Lovely change of pace to salad rotation but agree with others about needing more acidity. Next time will bump up the vinegar and maybe salt and omit the honey. Found it plenty sweet with the orange juice. Also used pre-shredded red cabbage from the store--big timesaver.
Delicious easy to make colorful crunchy salad. Nice mild kick from the red pepper. Orange in the vinaigrette paired well. Guests gave many compliments.
Easy and delicious, and leftovers kept well refrigerated in ziploc bags for several days! The recipe states that it yields 4-6 servings, but I would say that is 4-6 entree-sized servings - if you are serving as a side salad, it probably yields 8-10 servings.
This was rather delicious. I only had 1 orange so I added 1 lime and its zest.I also threw in a few clementines for color contrast and substituted dried cherries for cranberries and a handful of golden raisins for even more color. Finally, I subbed gochugaru pepper flakes to keep it mild. Will add this to the rotation of salads.

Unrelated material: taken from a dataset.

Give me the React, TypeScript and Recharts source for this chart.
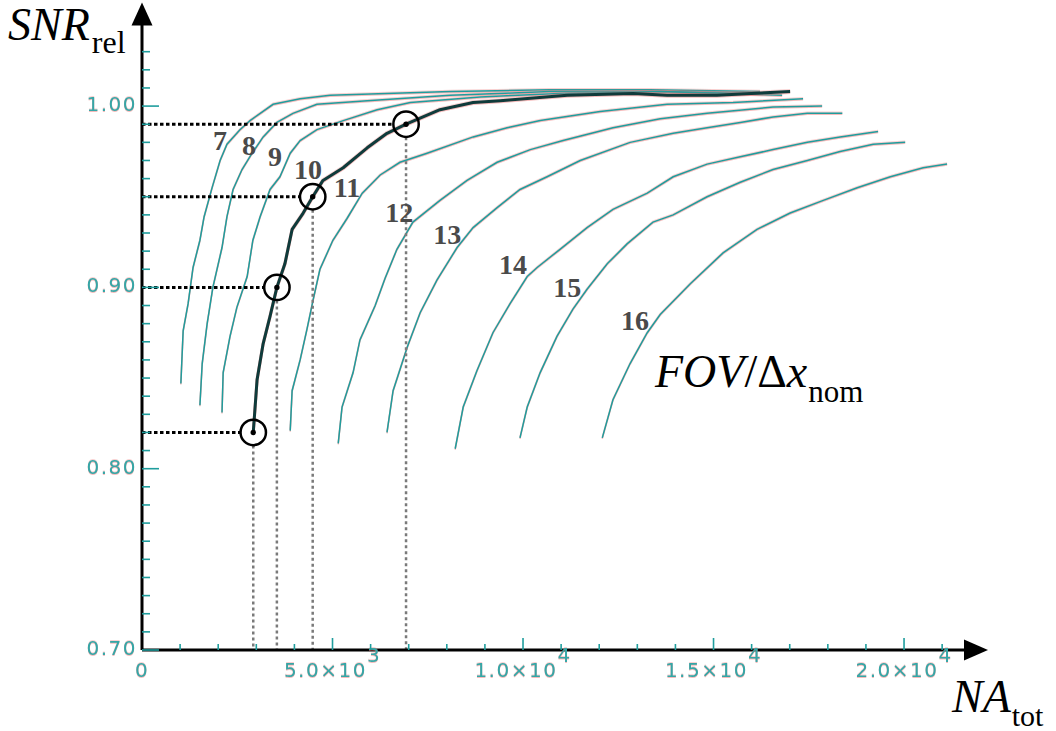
import { ComposedChart, Line, XAxis, YAxis, ReferenceLine, ReferenceDot } from 'recharts'

type Pt = [number, number]

// axis ranges (NA_tot on x, SNR_rel on y)
const X_MAX = 21600
const Y_MIN = 0.7
const Y_MAX = 1.045

const X_TICKS = [
  0, 1000, 2000, 3000, 4000, 5000, 6000, 7000, 8000, 9000, 10000,
  11000, 12000, 13000, 14000, 15000, 16000, 17000, 18000, 19000, 20000, 21000,
]
const X_LABELS: Record<number, [string, string]> = {
  0: ['0', ''],
  5000: ['5.0×10', '3'],
  10000: ['1.0×10', '4'],
  15000: ['1.5×10', '4'],
  20000: ['2.0×10', '4'],
}
const Y_TICKS = [
  0.7, 0.71, 0.72, 0.73, 0.74, 0.75, 0.76, 0.77, 0.78, 0.79,
  0.8, 0.81, 0.82, 0.83, 0.84, 0.85, 0.86, 0.87, 0.88, 0.89,
  0.9, 0.91, 0.92, 0.93, 0.94, 0.95, 0.96, 0.97, 0.98, 0.99,
  1.0, 1.01, 1.02, 1.03,
]
const Y_LABELS = [0.7, 0.8, 0.9, 1.0]

// one curve per FOV/dx_nom value: [NA_tot, SNR_rel]
const fov7: Pt[] = [
  [1020, 0.847], [1080, 0.876], [1210, 0.891], [1340, 0.911], [1520, 0.926], [1630, 0.939],
  [1840, 0.955], [2050, 0.97], [2230, 0.979], [2570, 0.987], [2835, 0.992], [3440, 1.001],
  [4150, 1.004], [4935, 1.006], [8085, 1.008], [10710, 1.009], [13335, 1.009], [16220, 1.008],
]
const fov8: Pt[] = [
  [1520, 0.835], [1580, 0.858], [1710, 0.88], [1860, 0.9], [2100, 0.922], [2230, 0.939],
  [2390, 0.954], [2625, 0.965], [2890, 0.974], [3180, 0.983], [3540, 0.991], [3960, 0.996],
  [4590, 1.001], [5910, 1.003], [8085, 1.006], [10710, 1.008], [13335, 1.008], [16540, 1.007],
]
const fov9: Pt[] = [
  [2100, 0.831], [2130, 0.853], [2310, 0.873], [2490, 0.889], [2760, 0.906], [2910, 0.926],
  [3100, 0.939], [3360, 0.954], [3620, 0.961], [3890, 0.974], [4150, 0.981], [4590, 0.987],
  [5280, 0.992], [6170, 0.998], [7040, 1.002], [8870, 1.005], [10970, 1.007], [13600, 1.008],
  [16800, 1.006],
]
const fov10: Pt[] = [
  [2920, 0.82], [3020, 0.849], [3180, 0.869], [3360, 0.884], [3540, 0.9], [3750, 0.913],
  [3940, 0.932], [4230, 0.941], [4480, 0.95], [4750, 0.959], [5280, 0.966], [5910, 0.977],
  [6430, 0.985], [6930, 0.99], [7820, 0.998], [8690, 1.002], [9400, 1.003], [11160, 1.006],
  [12890, 1.007], [13780, 1.006], [15090, 1.006], [17010, 1.008],
]
const fov11: Pt[] = [
  [3890, 0.821], [3940, 0.843], [4150, 0.86], [4330, 0.877], [4490, 0.893], [4670, 0.91],
  [5010, 0.926], [5380, 0.938], [5780, 0.952], [6250, 0.962], [6770, 0.969], [7480, 0.974],
  [8690, 0.983], [9580, 0.988], [10450, 0.992], [12020, 0.997], [13780, 1.001], [15510, 1.002],
  [17350, 1.004],
]
const fov12: Pt[] = [
  [5150, 0.814], [5250, 0.834], [5540, 0.853], [5720, 0.871], [6120, 0.89], [6380, 0.905],
  [6690, 0.921], [7110, 0.936], [7820, 0.948], [8530, 0.959], [9320, 0.969], [10190, 0.976],
  [11050, 0.981], [12360, 0.988], [13600, 0.993], [14830, 0.996], [16560, 0.9995], [17850, 1.0],
]
const fov13: Pt[] = [
  [6430, 0.82], [6590, 0.843], [6960, 0.867], [7300, 0.886], [7740, 0.904], [8270, 0.922],
  [8690, 0.933], [9320, 0.944], [9920, 0.954], [10630, 0.961], [11500, 0.97], [12810, 0.98],
  [13940, 0.985], [14830, 0.988], [15700, 0.991], [16560, 0.994], [17460, 0.996], [18380, 0.996],
]
const fov14: Pt[] = [
  [8220, 0.811], [8430, 0.834], [8790, 0.854], [9210, 0.875], [9660, 0.891], [10110, 0.906],
  [10370, 0.911], [10970, 0.921], [11680, 0.933], [12360, 0.943], [13260, 0.952], [13940, 0.961],
  [14830, 0.968], [15700, 0.972], [16560, 0.976], [17460, 0.98], [18320, 0.983], [19320, 0.986],
]
const fov15: Pt[] = [
  [9920, 0.817], [10110, 0.834], [10450, 0.853], [10890, 0.873], [11310, 0.888], [11680, 0.899],
  [12210, 0.913], [12730, 0.924], [13410, 0.936], [13940, 0.94], [14830, 0.95], [15700, 0.958],
  [16560, 0.965], [17460, 0.97], [18320, 0.975], [19190, 0.979], [20030, 0.98],
]
const fov16: Pt[] = [
  [12080, 0.817], [12360, 0.838], [12810, 0.858], [13260, 0.875], [13600, 0.885], [14390, 0.902],
  [15250, 0.919], [16140, 0.932], [17010, 0.941], [17880, 0.948], [18770, 0.955], [19640, 0.961],
  [20500, 0.966], [21130, 0.968],
]

const THIN_CURVES = [fov7, fov8, fov9, fov11, fov12, fov13, fov14, fov15, fov16]

// curve number labels, placed in data coordinates
const CURVE_NUMBERS = [7, 8, 9, 10, 11, 12, 13, 14, 15, 16]
const NUMBER_X = [2050, 2810, 3490, 4360, 5380, 6750, 8010, 9740, 11160, 12940]
const NUMBER_Y = [0.981, 0.9785, 0.972, 0.965, 0.955, 0.9415, 0.929, 0.9125, 0.9, 0.882]

// marked operating points on the bold curve
const MARK_X = [2920, 3540, 4480, 6930]
const MARK_Y = [0.82, 0.9, 0.95, 0.99]
// leader lines stop at the circle rim (radius expressed in data units)
const RIM_X = 340
const RIM_Y = 0.0072

const TEAL = '#1f9d9d'
const TICK_TEXT = '#34a7a7'
const HALO = 'drop-shadow(0 1px 0 rgba(236,120,120,0.5)) drop-shadow(0 -1px 0 rgba(236,120,120,0.35))'

const toRows = (pts: Pt[]) => pts.map(([x, y]) => ({ x, y }))

function XTick({ x, y, payload }: any) {
  const v = payload.value as number
  const lab = X_LABELS[v]
  const major = v % 5000 === 0
  return (
    <g>
      {v > 0 && (
        <line x1={x} x2={x} y1={y} y2={y - (major ? 12 : 6)} stroke={TEAL} strokeWidth={1.6} />
      )}
      {lab && (
        <text
          x={x}
          y={y + 27}
          textAnchor="middle"
          fontFamily="DejaVu Sans"
          fontSize={20}
          letterSpacing={1.5}
          fill={TICK_TEXT}
          style={{ filter: HALO }}
        >
          {lab[0]}
          {lab[1] && <tspan dy={-15}>{lab[1]}</tspan>}
        </text>
      )}
    </g>
  )
}

function YTick({ x, y, payload }: any) {
  const v = payload.value as number
  const major = Y_LABELS.some(l => Math.abs(l - v) < 1e-6)
  return (
    <g>
      <line x1={x} x2={x + (major ? 17 : 8)} y1={y} y2={y} stroke={TEAL} strokeWidth={1.6} />
      {major && (
        <text
          x={x - 5}
          y={y - 2}
          textAnchor="end"
          dominantBaseline="central"
          fontFamily="DejaVu Sans"
          fontSize={20}
          letterSpacing={1.5}
          fill={TICK_TEXT}
          style={{ filter: HALO }}
        >
          {v.toFixed(2)}
        </text>
      )}
    </g>
  )
}

export default function App() {
  return (
    <div style={{ position: 'absolute', left: 0, top: 0, width: 1056, height: 731, background: '#fff' }}>
      <style>{`.halo { filter: ${HALO}; }`}</style>
      <ComposedChart width={1056} height={731} margin={{ top: 24.5, right: 91, bottom: 51, left: 0 }}>
        <XAxis
          dataKey="x"
          type="number"
          domain={[0, X_MAX]}
          allowDataOverflow
          ticks={X_TICKS}
          interval={0}
          height={30}
          tickSize={0}
          tickMargin={0}
          tickLine={false}
          axisLine={{ stroke: '#000', strokeWidth: 3 }}
          tick={<XTick />}
        />
        <YAxis
          type="number"
          domain={[Y_MIN, Y_MAX]}
          allowDataOverflow
          ticks={Y_TICKS}
          interval={0}
          width={142}
          tickSize={0}
          tickMargin={0}
          tickLine={false}
          axisLine={{ stroke: '#000', strokeWidth: 3 }}
          tick={<YTick />}
        />

        {THIN_CURVES.map((pts, i) => (
          <Line
            key={i}
            className="halo"
            data={toRows(pts)}
            dataKey="y"
            type="linear"
            stroke={TEAL}
            strokeWidth={1.5}
            dot={false}
            activeDot={false}
            isAnimationActive={false}
          />
        ))}
        <Line
          className="halo"
          data={toRows(fov10)}
          dataKey="y"
          type="linear"
          stroke="#0f3b3b"
          strokeWidth={3}
          strokeLinejoin="round"
          dot={false}
          activeDot={false}
          isAnimationActive={false}
        />

        {/* dotted leader lines from the marked points to both axes */}
        {MARK_X.map((mx, i) => (
          <ReferenceLine
            key={`h${i}`}
            segment={[{ x: 0, y: MARK_Y[i] }, { x: mx - RIM_X, y: MARK_Y[i] }]}
            stroke="#000"
            strokeWidth={3}
            strokeDasharray="3.5 2.5"
            ifOverflow="visible"
          />
        ))}
        {MARK_X.map((mx, i) => (
          <ReferenceLine
            key={`v${i}`}
            segment={[{ x: mx, y: MARK_Y[i] - RIM_Y }, { x: mx, y: Y_MIN }]}
            stroke="#7a7a7a"
            strokeWidth={2.5}
            strokeDasharray="3 3"
            ifOverflow="visible"
          />
        ))}
        {MARK_X.map((mx, i) => (
          <ReferenceDot
            key={`c${i}`}
            x={mx}
            y={MARK_Y[i]}
            r={13}
            ifOverflow="visible"
            isFront
            shape={(p: any) => (
              <g>
                <circle cx={p.cx} cy={p.cy} r={12.7} fill="none" stroke="#000" strokeWidth={2.5} />
                <circle cx={p.cx} cy={p.cy} r={2.7} fill="#000" />
              </g>
            )}
          />
        ))}

        {CURVE_NUMBERS.map((n, i) => (
          <ReferenceDot
            key={`n${n}`}
            x={NUMBER_X[i]}
            y={NUMBER_Y[i]}
            r={1}
            ifOverflow="visible"
            shape={(p: any) => (
              <text
                x={p.cx}
                y={p.cy}
                textAnchor="middle"
                dominantBaseline="central"
                fontFamily="Liberation Serif"
                fontWeight="bold"
                fontSize={28}
                fill="#4a4a4a"
              >
                {n}
              </text>
            )}
          />
        ))}

        {/* axis arrowheads */}
        <ReferenceDot
          x={X_MAX}
          y={Y_MIN}
          r={1}
          ifOverflow="visible"
          shape={(p: any) => (
            <polygon points={`${p.cx - 1},${p.cy - 10.5} ${p.cx + 23},${p.cy} ${p.cx - 1},${p.cy + 10.5}`} fill="#000" />
          )}
        />
        <ReferenceDot
          x={0}
          y={Y_MAX}
          r={1}
          ifOverflow="visible"
          shape={(p: any) => (
            <polygon points={`${p.cx - 10.5},${p.cy + 1} ${p.cx},${p.cy - 22} ${p.cx + 10.5},${p.cy + 1}`} fill="#000" />
          )}
        />
      </ComposedChart>

      <svg width={1056} height={731} style={{ position: 'absolute', left: 0, top: 0, pointerEvents: 'none' }}>
        <g fontFamily="Liberation Serif" fill="#000">
          <text x={8} y={40} fontSize={46} fontStyle="italic">
            SNR
            <tspan fontStyle="normal" fontSize={32} dx={2} dy={13}>rel</tspan>
          </text>
          <text x={952} y={712} fontSize={46} fontStyle="italic">
            NA
            <tspan fontStyle="normal" fontSize={30} dx={1} dy={14}>tot</tspan>
          </text>
          <text x={655} y={387} fontSize={46}>
            <tspan fontStyle="italic">FOV</tspan>
            <tspan>/Δ</tspan>
            <tspan fontStyle="italic">x</tspan>
            <tspan fontSize={31} dx={1} dy={15}>nom</tspan>
          </text>
        </g>
      </svg>
    </div>
  )
}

This was a very boring salad. Even after reading the comments and adjusting accordingly, I was underwhelmed. I’m not sure how it has 5 stars. Like others suggested, I used shredded cabbage. I used apple cider vinegar (about 1/2 cup) and it had a good flavor with the other ingredients. I tripled the amount of almonds and cranberries just to get some more flavor. I have a lot leftover because it wasn’t very popular (this makes at least 12 servings) and I think I’m going to add goat cheese to the rest. I won’t be making this recipe again. Really disappointing.